A federal appellate court has sided with taxpayers who alleged the Internal Revenue Service (IRS) violated its rules when it created a regulation requiring reporting of cash-value life insurance policies connected to employee-benefit plans.
In a published opinion Thursday, U.S. Sixth Circuit Court of Appeals Chief Judge Jeffrey S. Sutton wrote that the IRS’ process for issuing Notice 2007-83 – which defines a set of transactions taxpayers must report – did not “satisfy the notice-and-comment procedures” for promulgating legislative rules under the Administrative Procedures Act and must be set aside.
Brook Wood and Lee Coughlin, owners of Mann Construction which provides general contracting, construction management and similar services, established an employee-benefit trust that paid premiums on a cash-value life insurance policy benefiting the owners.

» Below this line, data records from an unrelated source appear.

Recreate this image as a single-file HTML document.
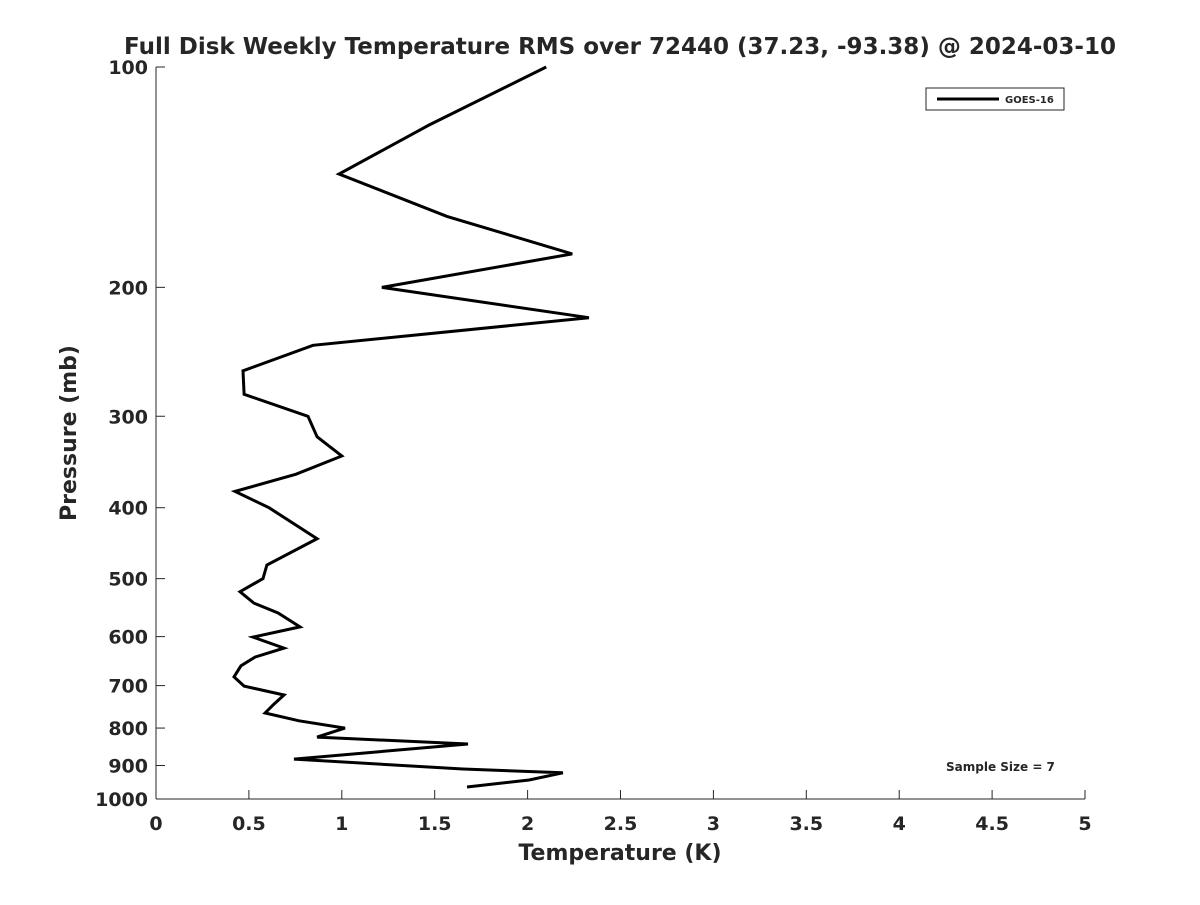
<!DOCTYPE html>
<html><head><meta charset="utf-8"><style>
body{margin:0;background:#fff;font-family:"Liberation Sans","DejaVu Sans",sans-serif}
svg text{font-family:"DejaVu Sans","Liberation Sans",sans-serif;font-weight:bold;fill:#262626}
</style></head><body>
<svg width="1200" height="900" id="c">
<rect width="1200" height="900" fill="#fff"/>
</svg>
<script>
const temps=[2.10,1.47,0.985,1.566,2.24,1.216,2.33,0.845,0.468,0.474,0.818,0.867,1.0,0.754,0.425,0.608,0.867,0.597,0.576,0.452,0.527,0.657,0.775,0.522,0.689,0.533,0.457,0.42,0.474,0.689,0.635,0.587,0.77,1.017,0.867,1.679,0.743,1.652,2.19,2.008,1.674];
const pressures=[100,120,140,160,180,200,220,240,260,280,300,320,340,360,380,400,441,479,500,521,540,557,582,601,622,640,658,681,701,721,742,763,782,800,823,841,882,910,921,942,963];
const xTicks=[0,0.5,1,1.5,2,2.5,3,3.5,4,4.5,5];
const yTicks=[100,200,300,400,500,600,700,800,900,1000];
const NS="http://www.w3.org/2000/svg",svg=document.getElementById('c');
const X0=156,X1=1085,Y0=67,Y1=799;
const xs=v=>X0+(v/5)*(X1-X0);
const ys=p=>Y0+(Math.log10(p)-2)*(Y1-Y0);
function mk(t,a,txt){const e=document.createElementNS(NS,t);for(const k in a)e.setAttribute(k,a[k]);if(txt!==undefined)e.textContent=txt;svg.appendChild(e);return e;}
let e;
e=mk('line',{x1:X0,y1:Y0,x2:X0,y2:Y1,stroke:'#262626','stroke-width':1});


e=mk('line',{x1:X0,y1:Y1,x2:X1,y2:Y1,stroke:'#262626','stroke-width':1});


xTicks.forEach(v=>{const x=xs(v);
e=mk('line',{x1:x,y1:Y1,x2:x,y2:Y1-9,stroke:'#262626'});


e=mk('text',{x:x,y:Y1+31,'text-anchor':'middle','font-size':19},String(v));

});
yTicks.forEach(p=>{const y=ys(p);
e=mk('line',{x1:X0,y1:y,x2:X0+9,y2:y,stroke:'#262626'});


e=mk('text',{x:X0-8,y:y+7,'text-anchor':'end','font-size':19},String(p));

});
const pts=temps.map((t,i)=>xs(t).toFixed(1)+','+ys(pressures[i]).toFixed(1)).join(' ');
e=mk('polyline',{points:pts,fill:'none',stroke:'#000','stroke-width':3,'stroke-linejoin':'miter'});


e=mk('text',{x:620,y:54,'text-anchor':'middle','font-size':23},'Full Disk Weekly Temperature RMS over 72440 (37.23, -93.38) @ 2024-03-10');


e=mk('text',{x:620,y:860,'text-anchor':'middle','font-size':22},'Temperature (K)');


e=mk('text',{x:0,y:0,'text-anchor':'middle','font-size':22,transform:'translate(76,433) rotate(-90)'},'Pressure (mb)');


e=mk('rect',{x:926,y:88,width:138,height:22,fill:'#fff',stroke:'#262626','stroke-width':1});


e=mk('line',{x1:937,y1:99,x2:999,y2:99,stroke:'#000','stroke-width':3});


e=mk('text',{x:1005,y:103,'font-size':10,fill:'#000'},'GOES-16');


e=mk('text',{x:946,y:771,'font-size':12},'Sample Size = 7');


</script>
</body></html>
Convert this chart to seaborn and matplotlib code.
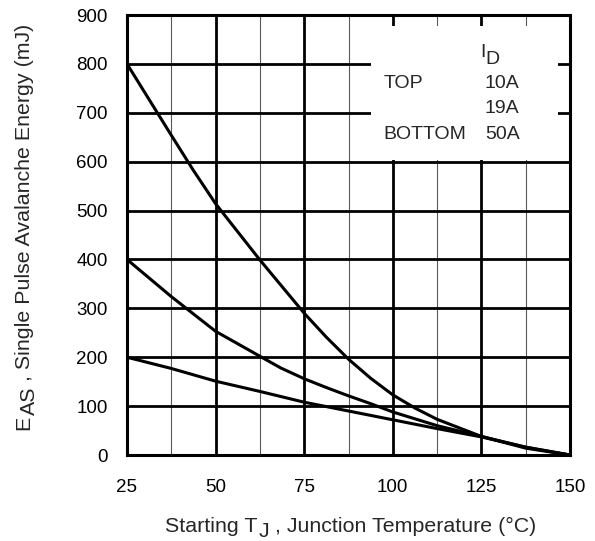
import pandas as pd
import matplotlib
matplotlib.use("Agg")
import matplotlib.pyplot as plt
import seaborn as sns
from matplotlib.patches import Rectangle

# ------------------------------------------------------------
# Values (one x list per curve)
# ------------------------------------------------------------
t_10a = [25, 31.25, 37.5, 43.75, 50, 62.5, 75, 81.25, 87.5, 93.75,
         100, 106.25, 112.5, 125, 137.5, 150]
eas_10a = [800, 727, 654, 582, 514, 399, 290, 241, 196, 157,
           123, 96, 73, 38, 14, 0]

t_19a = [25, 37.5, 50, 62.5, 68.4, 75, 81.25, 87.5, 93.75, 100, 112.5,
         125, 137.5, 150]
eas_19a = [400, 324, 253, 202, 178, 156, 138, 121, 105, 88, 60,
           38, 16, 0]

t_50a = [25, 37.5, 50, 62.5, 75, 87.5, 100, 112.5, 125, 137.5, 150]
eas_50a = [200, 177, 151, 130, 108, 90, 72, 54, 37, 16, 0]

currents = ["10A", "19A", "50A"]
legend_rows = ["TOP", "", "BOTTOM"]
x_ticks = [25, 50, 75, 100, 125, 150]
y_ticks = [0, 100, 200, 300, 400, 500, 600, 700, 800, 900]

df = pd.concat([
    pd.DataFrame({"T": t_10a, "E": eas_10a, "ID": "10A"}),
    pd.DataFrame({"T": t_19a, "E": eas_19a, "ID": "19A"}),
    pd.DataFrame({"T": t_50a, "E": eas_50a, "ID": "50A"}),
], ignore_index=True)

# ------------------------------------------------------------
# Style
# ------------------------------------------------------------
sns.set_style("white")
plt.rcParams["font.family"] = ["Liberation Sans", "DejaVu Sans"]

TICK_FS = 13.5
LEGEND_FS = 14
LABEL_FS = 15.4

fig = plt.figure(figsize=(5.95, 5.41), dpi=100)
ax = fig.add_axes([127 / 595, 1 - 455 / 541, 443 / 595, 440 / 541])

sns.lineplot(data=df, x="T", y="E", hue="ID", palette=["black"] * 3,
             legend=False, linewidth=2.2, ax=ax, zorder=3)

ax.set_xlim(25, 150)
ax.set_ylim(0, 900)
ax.set_xticks(x_ticks)
ax.set_xticks([t + 12.5 for t in x_ticks[:-1]], minor=True)
ax.set_yticks(y_ticks)

ax.set_axisbelow(True)
ax.grid(which="major", color="black", linewidth=2.0)
ax.grid(which="minor", axis="x", color="0.35", linewidth=0.8)

for s in ax.spines.values():
    s.set_linewidth(2.2)
    s.set_color("black")

ax.tick_params(axis="both", which="both", length=0, labelsize=TICK_FS, colors="black")
ax.tick_params(axis="x", pad=17)
ax.tick_params(axis="y", pad=14)
ax.set_xlabel("")
ax.set_ylabel("")

# white box behind the legend text
ax.add_patch(Rectangle((93.8, 603), 52.9, 275, facecolor="white",
                       edgecolor="none", zorder=1))

# I with a full-size, lowered D
t_i = ax.text(124.6, 814, "I", fontsize=LEGEND_FS, ha="left", va="baseline", zorder=4)
ax.annotate("D", xy=(1, 0), xycoords=t_i, xytext=(0.3, -5), textcoords="offset points",
            fontsize=LEGEND_FS, ha="left", va="bottom", zorder=4)

row_y = [760, 708, 656]
for lab, cur, yy in zip(legend_rows, currents, row_y):
    ax.text(97.4, yy, lab, fontsize=LEGEND_FS, va="center", ha="left", zorder=4)
    ax.text(126.0, yy, cur, fontsize=LEGEND_FS, va="center", ha="left", zorder=4)

# ------------------------------------------------------------
# Axis labels built from pieces so the subscripts stay full size
# ------------------------------------------------------------
SUB = 4  # points the subscript is lowered

x1 = fig.text(165 / 595, 1 - 531.7 / 541, "Starting T", fontsize=LABEL_FS,
              ha="left", va="baseline")
x2 = ax.annotate("J", xy=(1, 0), xycoords=x1, xytext=(0.5, -SUB),
                 textcoords="offset points", fontsize=LABEL_FS, ha="left", va="bottom")
ax.annotate(" , Junction Temperature (°C)", xy=(1, 0), xycoords=x2, xytext=(0, SUB),
            textcoords="offset points", fontsize=LABEL_FS, ha="left", va="bottom")

y1 = fig.text(33.7 / 595, 1 - 430 / 541, "E", fontsize=LABEL_FS, rotation=90,
              ha="right", va="bottom")
y2 = ax.annotate("AS", xy=(1, 1), xycoords=y1, xytext=(SUB, 0.5),
                 textcoords="offset points", fontsize=LABEL_FS, rotation=90,
                 ha="right", va="bottom")
ax.annotate(" , Single Pulse Avalanche Energy (mJ)", xy=(1, 1), xycoords=y2,
            xytext=(-SUB, 0), textcoords="offset points", fontsize=LABEL_FS,
            rotation=90, ha="right", va="bottom")

fig.savefig("out.png", dpi=100)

The company deducted the expenses and Wood and Coughlin reported part of the insurance policy’s value as income, but neither the company nor the owners reported the arrangement to the IRS, which concluded in 2019 that structure fit the 2007 rule and the IRS imposed a penalty of $10,000.
Wood, Coughlin and Mann Construction sued to recoup the penalty they paid.
Circuit Judges Jane Branstetter Stranch and John K. Bush concurred.